Rent caps are a blunt instrument for price control
With rents rising sharply in Dubai, pushing some families into neighbouring emirates and causing corresponding rent hikes there, there is little surprise about the call for the introduction of regulation to protect tenants living in Sharjah. However, this kind of intervention in the market is at best a very blunt instrument and while it may provide temporary relief for some families squeezed by a booming property market, it inevitably has a distorting effect on the market overall.
To demonstrate the effects of this, one only needs to look at the experiences of Abu Dhabi, which recently announced the end of the longstanding five per cent annual rent cap, Dubai, where the rent-cap system has been adjusted to better reflect current market prices, and Sharjah, where no rent regulation has yet been introduced.

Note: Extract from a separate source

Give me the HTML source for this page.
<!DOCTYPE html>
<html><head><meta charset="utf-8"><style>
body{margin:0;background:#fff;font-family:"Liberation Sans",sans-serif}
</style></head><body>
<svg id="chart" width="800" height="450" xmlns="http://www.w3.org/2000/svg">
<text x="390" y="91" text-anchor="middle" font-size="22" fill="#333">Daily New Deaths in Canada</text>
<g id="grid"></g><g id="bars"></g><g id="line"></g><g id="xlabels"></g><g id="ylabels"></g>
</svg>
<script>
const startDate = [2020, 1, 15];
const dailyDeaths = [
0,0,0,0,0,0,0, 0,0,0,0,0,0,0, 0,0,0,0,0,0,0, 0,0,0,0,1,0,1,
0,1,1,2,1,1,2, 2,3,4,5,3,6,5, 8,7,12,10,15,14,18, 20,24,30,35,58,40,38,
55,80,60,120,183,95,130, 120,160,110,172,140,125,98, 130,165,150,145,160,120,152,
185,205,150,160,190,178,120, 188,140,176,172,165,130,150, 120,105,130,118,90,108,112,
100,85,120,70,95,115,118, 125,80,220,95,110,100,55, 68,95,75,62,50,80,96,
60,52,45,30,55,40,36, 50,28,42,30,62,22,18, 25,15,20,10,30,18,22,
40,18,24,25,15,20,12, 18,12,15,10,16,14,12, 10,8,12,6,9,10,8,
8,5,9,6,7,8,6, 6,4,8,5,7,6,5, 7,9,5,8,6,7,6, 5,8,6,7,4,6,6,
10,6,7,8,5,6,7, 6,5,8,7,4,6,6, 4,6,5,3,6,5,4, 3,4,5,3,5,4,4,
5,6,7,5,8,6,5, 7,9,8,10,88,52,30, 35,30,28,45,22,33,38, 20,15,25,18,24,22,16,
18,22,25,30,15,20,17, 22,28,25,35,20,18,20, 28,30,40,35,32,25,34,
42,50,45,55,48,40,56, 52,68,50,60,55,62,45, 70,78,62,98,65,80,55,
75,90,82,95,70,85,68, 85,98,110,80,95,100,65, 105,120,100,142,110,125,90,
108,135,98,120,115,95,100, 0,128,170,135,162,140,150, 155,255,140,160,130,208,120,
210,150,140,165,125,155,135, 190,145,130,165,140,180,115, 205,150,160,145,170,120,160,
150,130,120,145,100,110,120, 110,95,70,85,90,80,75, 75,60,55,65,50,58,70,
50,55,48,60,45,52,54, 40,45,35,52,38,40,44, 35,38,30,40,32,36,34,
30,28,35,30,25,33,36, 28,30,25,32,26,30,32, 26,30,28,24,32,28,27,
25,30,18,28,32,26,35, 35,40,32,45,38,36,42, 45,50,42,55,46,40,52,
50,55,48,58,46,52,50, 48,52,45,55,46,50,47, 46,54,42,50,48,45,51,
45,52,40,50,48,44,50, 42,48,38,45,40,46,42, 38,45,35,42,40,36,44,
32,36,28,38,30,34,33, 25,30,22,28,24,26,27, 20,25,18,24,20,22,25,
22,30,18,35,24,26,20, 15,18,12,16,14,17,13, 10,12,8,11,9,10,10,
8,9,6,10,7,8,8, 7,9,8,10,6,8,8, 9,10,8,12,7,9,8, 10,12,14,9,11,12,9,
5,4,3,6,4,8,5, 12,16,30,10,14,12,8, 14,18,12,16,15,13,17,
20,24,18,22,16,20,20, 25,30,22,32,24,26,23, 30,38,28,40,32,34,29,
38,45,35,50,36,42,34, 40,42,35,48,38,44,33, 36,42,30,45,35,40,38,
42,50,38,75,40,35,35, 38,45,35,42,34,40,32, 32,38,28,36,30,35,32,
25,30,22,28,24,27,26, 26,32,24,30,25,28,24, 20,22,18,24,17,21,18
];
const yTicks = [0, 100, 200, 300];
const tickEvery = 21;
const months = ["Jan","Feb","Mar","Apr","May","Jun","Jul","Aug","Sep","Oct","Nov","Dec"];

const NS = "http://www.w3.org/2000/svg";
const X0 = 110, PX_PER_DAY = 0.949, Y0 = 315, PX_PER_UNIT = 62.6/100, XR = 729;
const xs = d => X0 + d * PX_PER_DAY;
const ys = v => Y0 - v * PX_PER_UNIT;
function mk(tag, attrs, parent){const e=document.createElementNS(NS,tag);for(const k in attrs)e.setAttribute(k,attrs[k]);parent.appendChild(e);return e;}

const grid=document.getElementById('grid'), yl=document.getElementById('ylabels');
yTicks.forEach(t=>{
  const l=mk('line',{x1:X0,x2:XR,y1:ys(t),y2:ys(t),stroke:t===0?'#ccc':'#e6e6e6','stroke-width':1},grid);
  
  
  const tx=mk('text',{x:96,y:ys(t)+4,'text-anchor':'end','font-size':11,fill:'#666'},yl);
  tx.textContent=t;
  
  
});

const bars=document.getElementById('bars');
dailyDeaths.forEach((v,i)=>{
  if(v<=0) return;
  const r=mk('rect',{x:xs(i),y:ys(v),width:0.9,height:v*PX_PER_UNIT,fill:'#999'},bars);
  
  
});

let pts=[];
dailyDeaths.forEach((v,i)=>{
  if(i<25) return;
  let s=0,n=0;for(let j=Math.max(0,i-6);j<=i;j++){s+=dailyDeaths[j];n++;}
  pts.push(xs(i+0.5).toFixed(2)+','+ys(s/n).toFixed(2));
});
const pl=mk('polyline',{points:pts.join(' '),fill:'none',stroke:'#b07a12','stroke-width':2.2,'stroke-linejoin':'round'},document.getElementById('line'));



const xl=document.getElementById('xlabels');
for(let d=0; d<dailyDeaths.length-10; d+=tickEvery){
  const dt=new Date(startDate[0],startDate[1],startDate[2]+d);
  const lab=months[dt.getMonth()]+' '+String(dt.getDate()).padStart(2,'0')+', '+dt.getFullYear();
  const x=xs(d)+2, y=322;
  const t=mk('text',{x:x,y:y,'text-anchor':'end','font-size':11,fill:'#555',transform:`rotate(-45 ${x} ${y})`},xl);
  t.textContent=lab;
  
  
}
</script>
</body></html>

When Abu Dhabi introduced its rent cap in 2006, the emirate was undergoing profound change and a period of ambitious expansion fuelled by an unprecedented development programme. The resulting sudden influx of workers and their families vastly outstripped the available housing supply, causing some rents to increase by double or more. Since then, the distortion created by the rent cap was demonstrated when neighbours found themselves paying vastly different amounts for effectively identical properties, based purely on when they had arrived in Abu Dhabi.

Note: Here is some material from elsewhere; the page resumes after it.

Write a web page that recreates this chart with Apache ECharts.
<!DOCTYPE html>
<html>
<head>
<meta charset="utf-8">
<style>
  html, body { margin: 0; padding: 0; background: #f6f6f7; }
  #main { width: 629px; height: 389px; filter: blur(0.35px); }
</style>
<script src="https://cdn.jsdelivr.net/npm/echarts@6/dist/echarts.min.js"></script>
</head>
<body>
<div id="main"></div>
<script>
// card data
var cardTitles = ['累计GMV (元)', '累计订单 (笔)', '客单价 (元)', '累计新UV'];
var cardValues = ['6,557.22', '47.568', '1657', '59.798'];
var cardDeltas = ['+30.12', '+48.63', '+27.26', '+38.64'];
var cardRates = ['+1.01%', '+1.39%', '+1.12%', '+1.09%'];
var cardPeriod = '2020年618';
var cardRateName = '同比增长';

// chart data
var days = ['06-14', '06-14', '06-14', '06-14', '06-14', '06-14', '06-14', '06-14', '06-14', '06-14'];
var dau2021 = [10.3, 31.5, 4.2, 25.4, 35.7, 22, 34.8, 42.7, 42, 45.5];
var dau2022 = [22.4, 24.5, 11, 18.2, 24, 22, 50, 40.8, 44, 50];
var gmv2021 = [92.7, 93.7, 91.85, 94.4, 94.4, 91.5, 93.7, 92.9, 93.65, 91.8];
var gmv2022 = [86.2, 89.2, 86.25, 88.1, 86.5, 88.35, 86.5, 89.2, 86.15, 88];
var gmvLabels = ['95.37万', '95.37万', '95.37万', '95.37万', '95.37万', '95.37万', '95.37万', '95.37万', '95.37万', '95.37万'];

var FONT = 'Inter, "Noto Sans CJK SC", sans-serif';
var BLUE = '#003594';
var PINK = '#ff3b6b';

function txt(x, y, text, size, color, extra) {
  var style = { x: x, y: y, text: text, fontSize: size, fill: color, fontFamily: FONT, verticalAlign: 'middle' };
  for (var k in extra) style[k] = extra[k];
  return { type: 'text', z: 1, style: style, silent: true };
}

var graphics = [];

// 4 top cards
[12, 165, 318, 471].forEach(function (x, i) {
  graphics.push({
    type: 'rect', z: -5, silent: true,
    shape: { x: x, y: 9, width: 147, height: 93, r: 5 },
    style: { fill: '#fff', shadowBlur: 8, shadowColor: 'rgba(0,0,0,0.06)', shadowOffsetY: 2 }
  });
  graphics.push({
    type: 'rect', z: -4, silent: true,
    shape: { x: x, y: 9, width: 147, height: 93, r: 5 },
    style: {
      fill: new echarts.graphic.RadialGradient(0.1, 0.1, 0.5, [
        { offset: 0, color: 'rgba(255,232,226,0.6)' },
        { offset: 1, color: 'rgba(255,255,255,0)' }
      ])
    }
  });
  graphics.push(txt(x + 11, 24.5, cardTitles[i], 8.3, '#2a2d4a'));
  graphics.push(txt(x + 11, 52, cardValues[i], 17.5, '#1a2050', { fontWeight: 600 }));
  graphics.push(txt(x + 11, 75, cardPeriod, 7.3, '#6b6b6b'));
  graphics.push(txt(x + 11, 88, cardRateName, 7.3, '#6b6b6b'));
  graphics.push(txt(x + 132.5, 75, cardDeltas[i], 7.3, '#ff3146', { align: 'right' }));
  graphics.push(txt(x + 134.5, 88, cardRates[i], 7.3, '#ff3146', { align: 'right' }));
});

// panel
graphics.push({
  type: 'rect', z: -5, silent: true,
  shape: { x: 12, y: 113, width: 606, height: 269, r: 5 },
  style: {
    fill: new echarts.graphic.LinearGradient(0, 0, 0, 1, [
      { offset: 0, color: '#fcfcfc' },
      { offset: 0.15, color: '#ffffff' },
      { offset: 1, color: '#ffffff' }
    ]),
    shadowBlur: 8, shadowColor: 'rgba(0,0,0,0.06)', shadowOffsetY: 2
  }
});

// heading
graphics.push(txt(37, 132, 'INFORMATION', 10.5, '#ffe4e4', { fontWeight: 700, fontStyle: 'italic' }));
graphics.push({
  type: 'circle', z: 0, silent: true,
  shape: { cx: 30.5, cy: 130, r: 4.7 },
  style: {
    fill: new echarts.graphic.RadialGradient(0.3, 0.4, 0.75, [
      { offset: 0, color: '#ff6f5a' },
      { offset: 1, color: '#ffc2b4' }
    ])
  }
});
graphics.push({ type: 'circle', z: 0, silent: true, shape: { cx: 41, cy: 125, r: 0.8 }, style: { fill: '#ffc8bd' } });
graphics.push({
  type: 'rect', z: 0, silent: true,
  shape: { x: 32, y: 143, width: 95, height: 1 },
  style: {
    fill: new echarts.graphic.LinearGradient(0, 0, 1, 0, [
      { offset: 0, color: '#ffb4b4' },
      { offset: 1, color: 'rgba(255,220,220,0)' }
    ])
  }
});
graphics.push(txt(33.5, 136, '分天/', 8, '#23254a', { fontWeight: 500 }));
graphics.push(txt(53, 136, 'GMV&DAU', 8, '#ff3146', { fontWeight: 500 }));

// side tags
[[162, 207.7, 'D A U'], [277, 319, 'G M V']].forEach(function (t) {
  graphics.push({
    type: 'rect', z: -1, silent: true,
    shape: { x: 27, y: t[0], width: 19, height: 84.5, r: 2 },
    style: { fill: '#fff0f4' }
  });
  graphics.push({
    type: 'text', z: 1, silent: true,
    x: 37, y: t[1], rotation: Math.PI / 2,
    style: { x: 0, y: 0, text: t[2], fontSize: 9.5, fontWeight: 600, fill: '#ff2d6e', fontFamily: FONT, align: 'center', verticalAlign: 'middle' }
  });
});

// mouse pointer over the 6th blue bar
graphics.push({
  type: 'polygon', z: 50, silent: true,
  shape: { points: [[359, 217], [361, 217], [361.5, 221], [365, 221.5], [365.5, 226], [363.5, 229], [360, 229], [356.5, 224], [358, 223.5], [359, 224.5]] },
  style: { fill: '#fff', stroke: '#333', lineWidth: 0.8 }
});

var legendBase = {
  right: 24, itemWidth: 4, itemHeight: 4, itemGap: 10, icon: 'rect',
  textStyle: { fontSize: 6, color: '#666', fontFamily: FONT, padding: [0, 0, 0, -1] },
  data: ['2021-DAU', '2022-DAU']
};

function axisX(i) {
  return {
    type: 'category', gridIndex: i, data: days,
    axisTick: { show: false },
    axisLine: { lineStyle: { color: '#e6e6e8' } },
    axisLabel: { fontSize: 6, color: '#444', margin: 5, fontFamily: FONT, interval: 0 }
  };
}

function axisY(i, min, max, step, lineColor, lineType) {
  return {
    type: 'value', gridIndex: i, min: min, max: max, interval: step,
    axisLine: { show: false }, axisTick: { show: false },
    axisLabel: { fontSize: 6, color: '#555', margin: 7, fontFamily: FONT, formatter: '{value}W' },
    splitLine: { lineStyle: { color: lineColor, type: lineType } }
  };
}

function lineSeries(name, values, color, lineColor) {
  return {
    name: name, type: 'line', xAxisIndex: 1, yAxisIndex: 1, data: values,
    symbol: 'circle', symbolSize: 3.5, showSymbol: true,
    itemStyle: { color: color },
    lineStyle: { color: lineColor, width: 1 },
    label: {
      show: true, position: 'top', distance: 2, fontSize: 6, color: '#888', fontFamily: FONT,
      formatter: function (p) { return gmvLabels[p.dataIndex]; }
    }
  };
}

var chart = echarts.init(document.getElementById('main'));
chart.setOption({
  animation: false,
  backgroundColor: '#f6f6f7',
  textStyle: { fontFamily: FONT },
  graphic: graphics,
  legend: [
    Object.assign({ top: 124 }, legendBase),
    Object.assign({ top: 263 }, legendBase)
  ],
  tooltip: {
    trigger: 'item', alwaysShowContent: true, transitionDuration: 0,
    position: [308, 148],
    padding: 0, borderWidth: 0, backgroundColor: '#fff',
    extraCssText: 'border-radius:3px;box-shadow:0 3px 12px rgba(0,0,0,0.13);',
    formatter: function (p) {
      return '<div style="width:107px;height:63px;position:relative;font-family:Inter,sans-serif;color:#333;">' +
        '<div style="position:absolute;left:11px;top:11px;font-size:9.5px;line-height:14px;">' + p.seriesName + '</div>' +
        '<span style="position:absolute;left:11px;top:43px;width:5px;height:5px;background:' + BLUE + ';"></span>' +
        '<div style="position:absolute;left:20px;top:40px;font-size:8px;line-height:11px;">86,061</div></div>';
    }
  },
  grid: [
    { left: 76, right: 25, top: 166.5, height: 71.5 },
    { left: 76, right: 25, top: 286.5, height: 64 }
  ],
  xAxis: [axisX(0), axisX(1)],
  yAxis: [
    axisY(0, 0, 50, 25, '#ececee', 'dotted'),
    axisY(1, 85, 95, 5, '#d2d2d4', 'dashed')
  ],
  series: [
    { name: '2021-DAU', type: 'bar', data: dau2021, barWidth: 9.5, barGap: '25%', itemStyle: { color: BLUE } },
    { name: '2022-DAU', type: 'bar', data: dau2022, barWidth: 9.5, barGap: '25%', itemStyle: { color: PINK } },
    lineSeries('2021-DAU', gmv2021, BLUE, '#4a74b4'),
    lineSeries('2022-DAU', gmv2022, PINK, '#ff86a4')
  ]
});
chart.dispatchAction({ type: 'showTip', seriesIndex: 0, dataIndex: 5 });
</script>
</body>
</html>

The decision to remove the rent cap last year reflected the fact that the housing market had caught up with supply to the point that normal market forces are enough to keep prices in check.

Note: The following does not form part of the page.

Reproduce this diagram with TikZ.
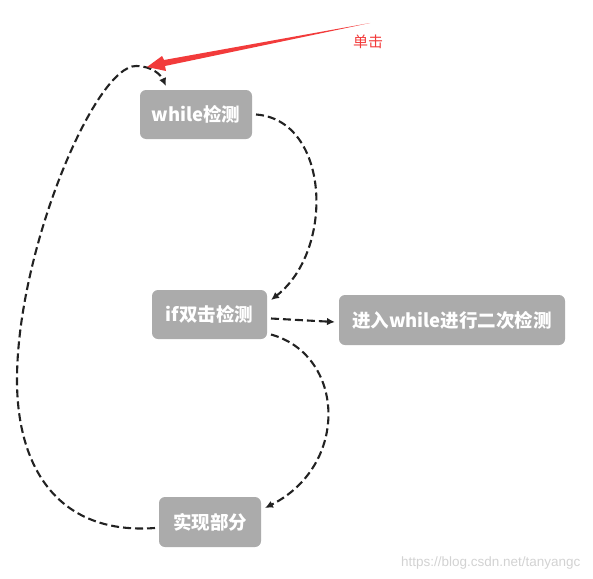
\documentclass[tikz,border=0pt]{standalone}
\usepackage{fontspec}
\newfontfamily\cjk{Noto Sans CJK SC}
\newfontfamily\wmfont{Liberation Sans}
\usetikzlibrary{arrows.meta}
\definecolor{boxgray}{HTML}{ABABAB}
\definecolor{linedark}{HTML}{222222}
\definecolor{clickred}{HTML}{F23B3B}
\definecolor{markgray}{HTML}{D2D2D2}

\begin{document}
\begin{tikzpicture}[x = 1pt, y = -1pt,
  stepbox/.style = {fill = boxgray, rounded corners = 6pt, text = white, inner sep = 0pt, outer sep = 4pt,
    font = \cjk\bfseries\fontsize{18.5}{20}\selectfont, minimum height = 49pt},
  flow/.style = {linedark, line width = 2.1pt, dash pattern = on 8pt off 4pt, -{Latex[length = 8pt, width = 7.5pt]}}]
\useasboundingbox (0, 0) rectangle (593, 578);
\node[stepbox, minimum width = 112pt] (wh) at (196, 114.5){while检测};
\node[stepbox, minimum width = 115pt] (dbl) at (209.5, 314.5){if双击检测};
\node[stepbox, minimum width = 226pt, minimum height = 50pt] (sec) at (452, 320){进入while进行二次检测};
\node[stepbox, minimum width = 102pt, minimum height = 50pt] (impl) at (210, 522){实现部分};
\draw[flow] (wh.east) .. controls (330, 120) and (335, 250) .. ([yshift = -14pt]dbl.north east);
\draw[flow] ([yshift = -4pt]dbl.east) -- ([yshift = -2pt]sec.west);
\draw[flow] ([yshift = -20pt]dbl.east) .. controls (345, 355) and (350, 465) .. ([yshift = -15pt]impl.north east);
\draw[flow] ([yshift = -6pt]impl.west) .. controls (60, 535) and (17, 470) .. (17, 380)
  .. controls (17, 250) and (95, 66) .. (136, 66)
  .. controls (152, 66) and (161, 75) .. ([xshift = -30pt]wh.north);
% click arrow
\fill[clickred] (370, 23) -- (164, 60) -- (162, 56) -- (147, 67) -- (166, 71) -- (165, 66) -- cycle;
\node[clickred, font = \cjk\fontsize{15}{17}\selectfont] (click) at (368, 42){单击};
\node[markgray, anchor = east, font = \wmfont\fontsize{13.5}{15}\selectfont] (mark) at (584, 563){https://blog.csdn.net/tanyangc};
\end{tikzpicture}
\end{document}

Dubai is going through a similar process now, but is trying to lessen the effects of rent regulation – and avoid an Abu Dhabi-style disparity – by more closely aligning rents to prevailing market prices. Through a complex sliding scale of maximum rent increases, a landlord who has been renting a property for 30 per cent below the market rate, for example, will now be able to increase it by 10 per cent each year, twice as much as before.
As the authorities in Sharjah will be contemplating now, this kind of regulation has to be a balancing act, and must only occur when the market is demonstrably unfair, as was the case in Abu Dhabi in 2006. This is because any intervention inevitably leads to distortion, and so should only be applied when the market is itself already showing signs of strain.